En célébrant le Jubilé des équipes synodales et des organes de participation, le pape Léon XIV a livré une homélie profondément spirituelle, centrée sur le mystère de l’Église comme communion vivante et service fraternel. Le Saint-Père a voulu rappeler que la synodalité est avant tout une expérience spirituelle : marcher ensemble sous la conduite de l’Esprit, dans l’humilité et la charité.

La phrase clé de cette homélie, à la fois limpide et décisive, a résumé tout son message : « La règle suprême dans l’Église est l’amour : personne n’est appelé à commander, tous sont appelés à servir. » Par ces mots, Léon XIV situe la synodalité dans la continuité du lavement des pieds : l’autorité chrétienne n’est pas un privilège mais une vocation au service.

S’inspirant de la parabole du pharisien et du publicain, le pape a dénoncé la tentation de l’orgueil religieux, « lorsque le moi prime sur le nous » et que la communauté devient un lieu de comparaison et de pouvoir plutôt qu’un espace de fraternité. À l’inverse, c’est l’humilité du publicain qui devient le modèle du chrétien : se reconnaître pécheur, avoir besoin de Dieu et des autres, écouter et marcher ensemble.Le Saint-Père a aussi averti contre la dérive d’une Église autoréférentielle : « Nous devons rêver et construire une Église humble », a-t-il insisté, « une Église qui s’abaisse pour laver les pieds de l’humanité ».
Dans ce sens, la synodalité n’est pas un compromis institutionnel mais un chemin de conversion spirituelle : discerner ensemble, en se laissant transformer par l’Esprit.
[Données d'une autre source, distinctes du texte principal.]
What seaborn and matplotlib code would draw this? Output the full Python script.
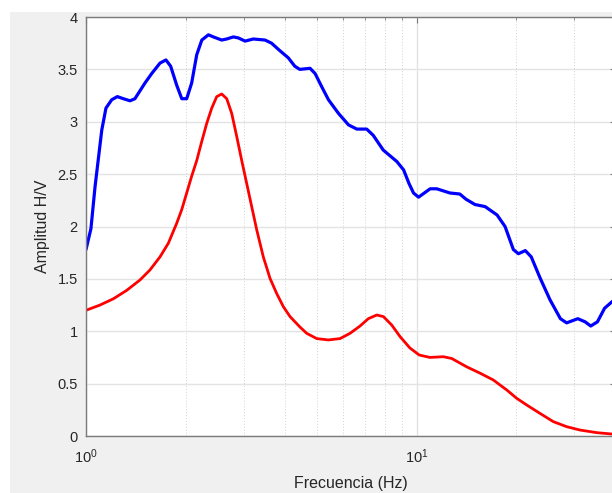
import matplotlib
matplotlib.use("Agg")
import matplotlib.pyplot as plt
import matplotlib.ticker as mticker
from matplotlib.patches import Rectangle
import seaborn as sns

# H/V curves
blue_freq = [1.00, 1.035, 1.065, 1.116, 1.149, 1.196, 1.244, 1.297, 1.359, 1.406,
             1.508, 1.580, 1.674, 1.745, 1.803, 1.880, 1.948, 2.016, 2.087, 2.162,
             2.240, 2.345, 2.427, 2.573, 2.663, 2.790, 2.889, 3.027, 3.206, 3.478,
             3.64, 3.82, 4.09, 4.28, 4.43, 4.76, 4.93, 5.17, 5.41, 5.80,
             6.22, 6.59, 7.06, 7.39, 7.92, 8.71, 9.13, 9.48, 9.78, 10.13,
             10.98, 11.50, 12.6, 13.5, 14.1, 15.0, 16.1, 17.5, 18.5, 19.6,
             20.3, 21.3, 22.2, 23.6, 25.3, 27.2, 28.4, 30.7, 32.3, 33.6,
             35.2, 37.0, 38.9, 40.0]
blue_amp = [1.78, 1.98, 2.38, 2.92, 3.13, 3.21, 3.24, 3.22, 3.20, 3.22,
            3.37, 3.46, 3.56, 3.59, 3.53, 3.35, 3.22, 3.22, 3.37, 3.64,
            3.78, 3.83, 3.81, 3.78, 3.79, 3.81, 3.80, 3.77, 3.79, 3.78,
            3.75, 3.69, 3.61, 3.53, 3.50, 3.51, 3.46, 3.33, 3.21, 3.08,
            2.97, 2.93, 2.93, 2.87, 2.73, 2.62, 2.54, 2.41, 2.32, 2.28,
            2.36, 2.36, 2.32, 2.31, 2.26, 2.21, 2.19, 2.11, 2.00, 1.78,
            1.74, 1.77, 1.71, 1.51, 1.30, 1.12, 1.08, 1.12, 1.09, 1.05,
            1.09, 1.22, 1.28, 1.31]

red_freq = [1.00, 1.102, 1.210, 1.327, 1.457, 1.561, 1.674, 1.774, 1.880, 1.947,
            2.016, 2.087, 2.162, 2.238, 2.318, 2.400, 2.485, 2.573, 2.664, 2.758,
            2.856, 2.957, 3.062, 3.170, 3.282, 3.437, 3.601, 3.773, 3.951, 4.14,
            4.235, 4.437, 4.650, 4.985, 5.405, 5.864, 6.285, 6.74, 7.14, 7.57,
            7.93, 8.40, 8.90, 9.54, 10.18, 10.97, 12.04, 12.76, 14.17, 15.54,
            17.04, 18.71, 20.06, 21.51, 23.59, 25.89, 28.41, 31.17, 35.03, 38.87,
            40.0]
red_amp = [1.20, 1.25, 1.31, 1.39, 1.49, 1.585, 1.71, 1.84, 2.03, 2.16,
           2.32, 2.48, 2.63, 2.81, 2.985, 3.13, 3.24, 3.265, 3.22, 3.08,
           2.86, 2.63, 2.41, 2.19, 1.97, 1.71, 1.505, 1.36, 1.235, 1.14,
           1.107, 1.04, 0.98, 0.93, 0.917, 0.93, 0.98, 1.05, 1.12, 1.155,
           1.14, 1.06, 0.95, 0.84, 0.773, 0.75, 0.757, 0.74, 0.66, 0.60,
           0.535, 0.44, 0.36, 0.296, 0.216, 0.137, 0.089, 0.057, 0.032, 0.019,
           0.017]

y_ticks = [0, 0.5, 1, 1.5, 2, 2.5, 3, 3.5, 4]

sns.set_theme(style="white")
plt.rcParams["font.family"] = ["Liberation Sans", "DejaVu Sans"]

fig = plt.figure(figsize=(6.12, 4.93), dpi=100, facecolor="white")
# matlab-like grey figure area (screenshot has a thin white margin top/left)
fig.patches.append(Rectangle((10 / 612, 0), 1, (493 - 12) / 493,
                             transform=fig.transFigure, facecolor="#f0f0f0",
                             edgecolor="none", zorder=-10))

ax = fig.add_axes([86 / 612, 57 / 493, 529.8 / 612, 419 / 493])
ax.set_facecolor("white")

sns.lineplot(x=blue_freq, y=blue_amp, ax=ax, color="#0000ff", linewidth=2.3,
             estimator=None, sort=False)
sns.lineplot(x=red_freq, y=red_amp, ax=ax, color="#ff0000", linewidth=2.0,
             estimator=None, sort=False)

ax.set_xscale("log")
ax.set_xlim(1, 40)
ax.set_ylim(0, 4)
ax.set_yticks(y_ticks)
ax.yaxis.set_major_formatter(mticker.FuncFormatter(lambda v, p: f"{v:g}"))
ax.xaxis.set_major_locator(mticker.LogLocator(base=10))
ax.xaxis.set_minor_locator(mticker.LogLocator(base=10, subs=range(2, 10)))
ax.xaxis.set_minor_formatter(mticker.NullFormatter())

ax.grid(True, which="major", axis="both", color="#e3e3e3", linewidth=1.0, linestyle="-")
ax.grid(True, which="minor", axis="x", color="#d2d2d2", linewidth=0.7, linestyle=(0, (1, 2)))
ax.set_axisbelow(True)

for s in ax.spines.values():
    s.set_color("#7a7a7a")
    s.set_linewidth(1.0)
ax.tick_params(which="both", direction="in", top=True, right=True,
               colors="#7a7a7a", labelcolor="#262626", labelsize=10.5)
ax.tick_params(which="major", length=4, width=0.8)
ax.tick_params(which="minor", length=2.5, width=0.6)
ax.tick_params(axis="y", pad=6)
ax.tick_params(axis="x", pad=8.5)

ax.set_xlabel("Frecuencia (Hz)", fontsize=11.5, color="#262626", labelpad=7)
ax.set_ylabel("Amplitud H/V", fontsize=11.5, color="#262626", labelpad=5)

fig.savefig("out.png", dpi=100, facecolor=fig.get_facecolor())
Après cette célébration, lors de la prière de l’Angélus, le pape Léon XIV est revenu sur la même parabole de l’Évangile selon saint Luc (18, 9-14), approfondissant avec simplicité et clarté le contraste entre le pharisien et le publicain. Ce développement, plus pastoral, a prolongé le ton de l’homélie en l’appliquant à la vie quotidienne des fidèles.Le Saint-Père a montré que la vraie conversion commence par la vérité sur soi-même : « Ce n’est pas en affichant ses mérites que l’on se sauve, ni en cachant ses erreurs, mais en se présentant honnêtement, tels que nous sommes, devant Dieu. »
Cette parole rejoint l’appel de son homélie à l’humilité ecclésiale : ce que l’Église vit à l’échelle de ses institutions, chaque chrétien est appelé à le vivre personnellement dans sa relation avec Dieu.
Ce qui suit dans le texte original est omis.